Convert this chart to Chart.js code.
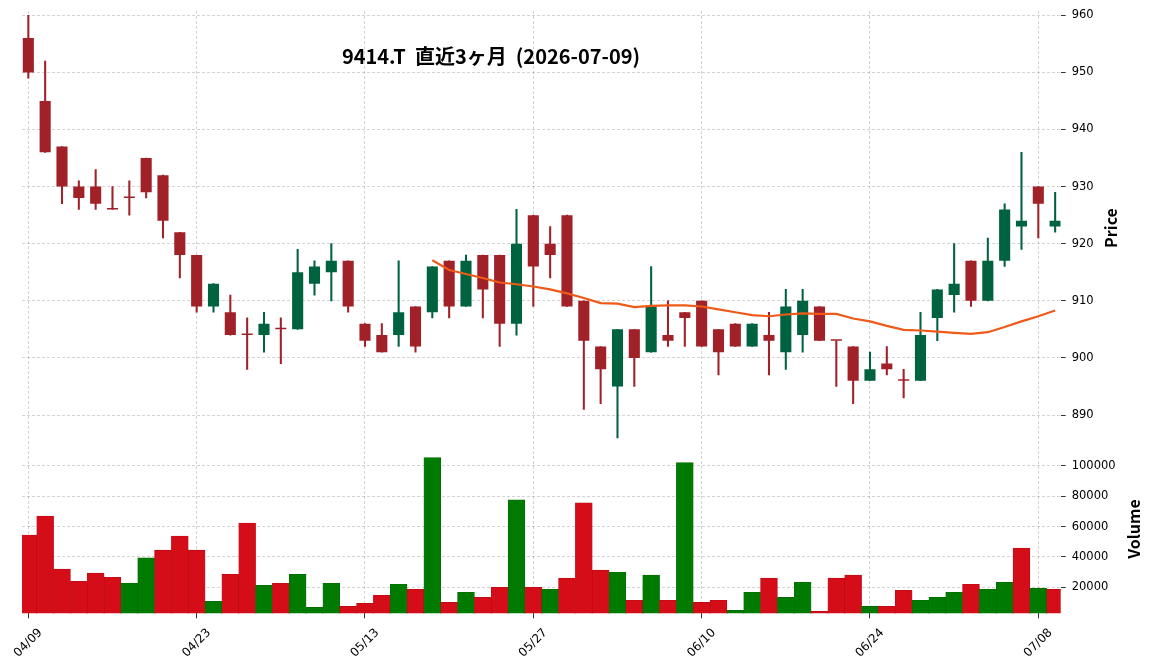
<!DOCTYPE html>
<html>
<head>
<meta charset="utf-8">
<script src="https://cdn.jsdelivr.net/npm/chart.js@4.4.1/dist/chart.umd.min.js"></script>
<style>
body{margin:0;background:#fff;width:1152px;height:671px;overflow:hidden;position:relative}
#cajaPrecio{position:absolute;left:0;top:0}
#cajaVolumen{position:absolute;left:0;top:441px}
</style>
</head>
<body>
<div id="cajaPrecio"><canvas id="precio" width="1152" height="441"></canvas></div>
<div id="cajaVolumen"><canvas id="volumen" width="1152" height="230"></canvas></div>
<script>
// TODO datos (62 sesiones)
const fechas = ["04/09","04/10","04/13","04/14","04/15","04/16","04/17","04/20","04/21","04/22",
  "04/23","04/24","04/27","04/28","04/30","05/01","05/07","05/08","05/11","05/12",
  "05/13","05/14","05/15","05/18","05/19","05/20","05/21","05/22","05/25","05/26",
  "05/27","05/28","05/29","06/01","06/02","06/03","06/04","06/05","06/08","06/09",
  "06/10","06/11","06/12","06/15","06/16","06/17","06/18","06/19","06/22","06/23",
  "06/24","06/25","06/26","06/29","06/30","07/01","07/02","07/03","07/06","07/07",
  "07/08","07/09"];
const aperturas = [956,945,937,930,930,926,928,935,932,922,918,909,908,904,904,905,905,913,915,917,
  906,904,904,909,908,917,909,918,918,906,925,920,925,910,902,895,905,901,904,908,
  910,905,906,902,904,901,904,909,903,902,896,899,896,896,907,911,917,910,917,923,930,923];
const maximos = [960,952,937,931,933,930,931,935,932,922,918,913,911,907,908,907,919,917,920,917,
  906,906,917,909,916,917,918,918,918,926,925,923,925,910,902,905,905,916,910,908,
  910,905,906,906,908,912,912,909,903,902,901,902,898,908,912,920,917,921,927,936,930,929];
const minimos = [949,936,927,926,926,926,925,928,921,914,908,908,904,898,901,899,905,911,910,908,
  902,901,902,901,907,907,909,907,902,904,909,914,909,891,892,886,895,901,902,902,
  902,897,902,902,897,898,901,903,895,892,896,897,893,896,903,908,909,910,916,919,921,922];
const cierres = [950,936,930,928,927,926,928,929,924,918,909,913,904,904,906,905,915,916,917,909,
  903,901,908,902,916,909,917,912,906,920,916,918,909,903,898,905,900,909,903,907,
  902,901,902,906,903,909,910,903,903,896,898,898,896,904,912,913,910,917,926,924,927,924];
const volumenes = [54500,67000,32000,24000,29300,26600,22650,39450,44500,53800,
  44500,10700,28600,62400,21300,22650,28600,6740,22650,7400,
  9400,14700,22000,18700,105500,10050,16700,13370,20000,77700,
  20000,18700,26000,75700,31300,29950,11400,28000,11400,102200,
  10050,11400,4750,16700,26000,13370,23300,4100,26000,28000,
  7400,7400,18000,11400,13370,16700,22000,18700,23300,45900,19300,18700];
const media25 = [null,null,null,null,null,null,null,null,null,null,null,null,null,null,null,null,null,null,null,null,null,null,null,null,
  917.1,915.4,914.7,914.0,913.2,912.9,912.5,912.0,911.3,910.5,909.6,909.5,908.9,909.1,909.2,909.2,
  909.0,908.5,908.0,907.5,907.3,907.6,907.8,907.7,907.7,906.9,906.4,905.6,904.9,904.8,904.6,904.4,
  904.2,904.5,905.4,906.4,907.3,908.3];
const ticksFecha = [0,10,20,30,40,50,60];
const etiquetasFecha = ["04/09","04/23","05/13","05/27","06/10","06/24","07/08"];
const ticksPrecio = [890,900,910,920,930,940,950,960];
const ticksVolumen = [20000,40000,60000,80000,100000];
const tituloGrafico = "9414.T  直近3ヶ月  (2026-07-09)";

//! colores estilo charles
const velaSube = "#006340", velaBaja = "#a02128";
const volSube = "#007a00", volBaja = "#d50d18";
const colorGrilla = "rgba(0,0,0,0.22)";

const coloresVela = cierres.map((c, i) => c > aperturas[i] ? velaSube : velaBaja);
const coloresVol = cierres.map((c, i) => {
    const previo = i == 0 ? aperturas[0] : cierres[i - 1];
    return c > previo ? volSube : volBaja;
});
const bordesVol = coloresVol.map(c => c == volSube ? "#006a00" : "#b40a14");

const cuerpos = aperturas.map((o, i) => ({x: i, y: [o, cierres[i]]}));
const mechas = minimos.map((l, i) => ({x: i, y: [l, maximos[i]]}));
const lineaMedia = media25.map((v, i) => ({x: i, y: v}));
const barrasVol = volumenes.map((v, i) => ({x: i, y: v}));

const ejeX = (alto, conMarcas) => ({
    type: "linear", min: -0.376, max: 61.33, offset: false,
    afterBuildTicks: s => { s.ticks = ticksFecha.map(v => ({value: v})); },
    afterFit: s => { s.height = alto; s.paddingLeft = 0; s.paddingRight = 0; },
    ticks: {display: false},
    grid: {offset: false, color: colorGrilla, lineWidth: 0.8, drawTicks: conMarcas, tickLength: 5, tickColor: "#333", tickWidth: 1},
    border: {display: false, dash: [3, 2]}
});

const ejeY = (min, max, marcas) => ({
    position: "right", min: min, max: max,
    afterBuildTicks: s => { s.ticks = marcas.map(v => ({value: v})); },
    afterFit: s => { s.width = 91.3; s.paddingTop = 0; s.paddingBottom = 0; },
    ticks: {color: "#000", padding: 6, font: {family: "DejaVu Sans", size: 11.5}, callback: v => String(v)},
    grid: {color: colorGrilla, lineWidth: 0.8, tickLength: 5, tickColor: "#333", tickWidth: 1},
    border: {display: false, dash: [3, 2]}
});

const textosPrecio = {
    id: "textosPrecio",
    afterDraw(chart) {
        const ctx = chart.ctx;
        ctx.save();
        ctx.fillStyle = "#000";
        ctx.textAlign = "center";
        ctx.textBaseline = "middle";
        ctx.font = 'bold 20px "Noto Sans CJK JP"';
        ctx.fillText(tituloGrafico, 491, 56);
        ctx.translate(1111, 228);
        ctx.rotate(-Math.PI / 2);
        ctx.font = 'bold 16px "Noto Sans CJK JP"';
        ctx.fillText("Price", 0, 0);
        ctx.restore();
    }
};

const textosVolumen = {
    id: "textosVolumen",
    afterDraw(chart) {
        const ctx = chart.ctx;
        const escalaX = chart.scales.x;
        ctx.save();
        ctx.fillStyle = "#000";
        ctx.textAlign = "center";
        ctx.textBaseline = "middle";
        ctx.font = '12px "DejaVu Sans"';
        ticksFecha.forEach((idx, k) => {
            ctx.save();
            ctx.translate(escalaX.getPixelForValue(idx), 202);
            ctx.rotate(-Math.PI / 4);
            ctx.fillText(etiquetasFecha[k], 0, 0);
            ctx.restore();
        });
        ctx.translate(1134, 88);
        ctx.rotate(-Math.PI / 2);
        ctx.font = 'bold 16px "Noto Sans CJK JP"';
        ctx.fillText("Volume", 0, 0);
        ctx.restore();
    }
};

new Chart(document.getElementById("precio"), {
    type: "bar",
    data: {
        datasets: [
            {type: "line", data: lineaMedia, borderColor: "#ef5a19", borderWidth: 2.2, pointRadius: 0, order: 0},
            {data: cuerpos, backgroundColor: coloresVela, borderWidth: 0, barPercentage: 0.66, categoryPercentage: 1,
             grouped: false, minBarLength: 1.5, order: 1},
            {data: mechas, backgroundColor: coloresVela, borderWidth: 0, barThickness: 1.4, grouped: false, order: 2}
        ]
    },
    options: {
        responsive: false, animation: false,
        layout: {padding: {left: 22, top: 11, right: 0, bottom: 0}},
        plugins: {legend: {display: false}, tooltip: {enabled: false}},
        scales: {x: ejeX(0, false), y: ejeY(885.45, 960.75, ticksPrecio)}
    },
    plugins: [textosPrecio]
});

new Chart(document.getElementById("volumen"), {
    type: "bar",
    data: {
        datasets: [
            {data: barrasVol, backgroundColor: coloresVol, borderColor: bordesVol, borderWidth: 0.6,
             barPercentage: 1, categoryPercentage: 1, clip: 0}
        ]
    },
    options: {
        responsive: false, animation: false,
        layout: {padding: {left: 22, top: 0, right: 0, bottom: 0}},
        plugins: {legend: {display: false}, tooltip: {enabled: false}},
        scales: {x: ejeX(57.7, true), y: ejeY(2855, 116486, ticksVolumen)}
    },
    plugins: [textosVolumen]
});
</script>
</body>
</html>
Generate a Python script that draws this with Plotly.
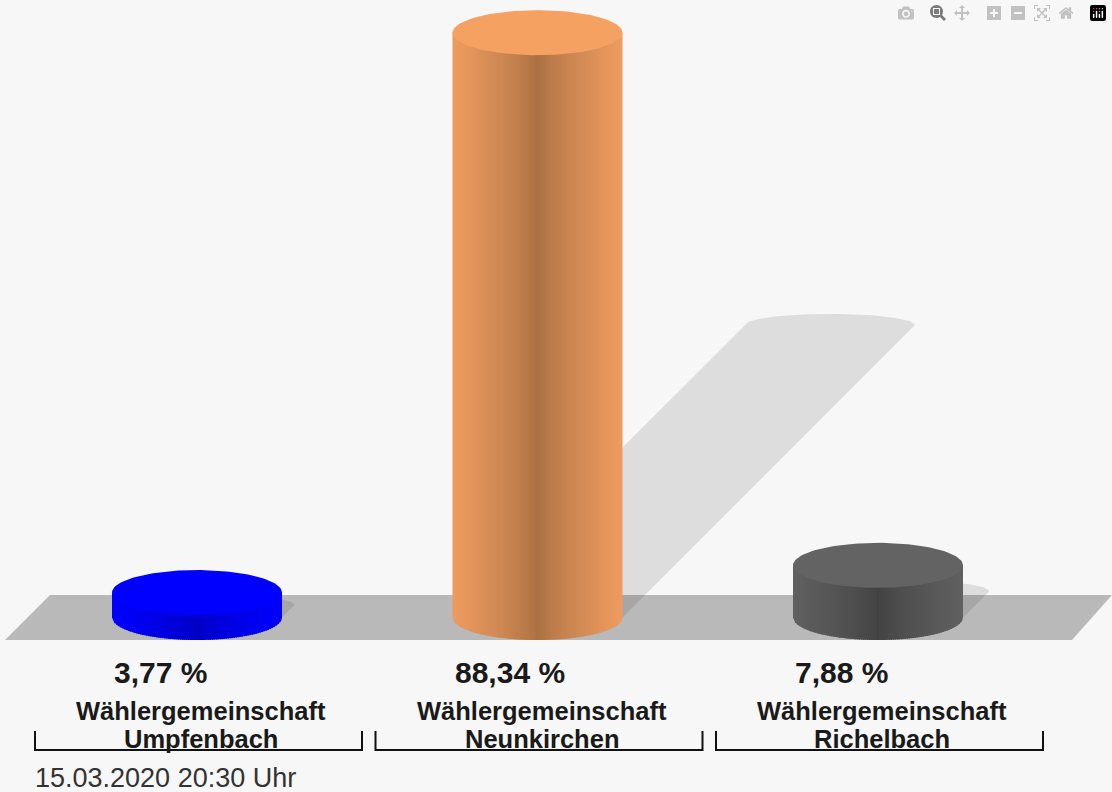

========================

Task prompt: Go over the records above and tally the lines with the word "this" in them. Give the number alone.

Completed task: 2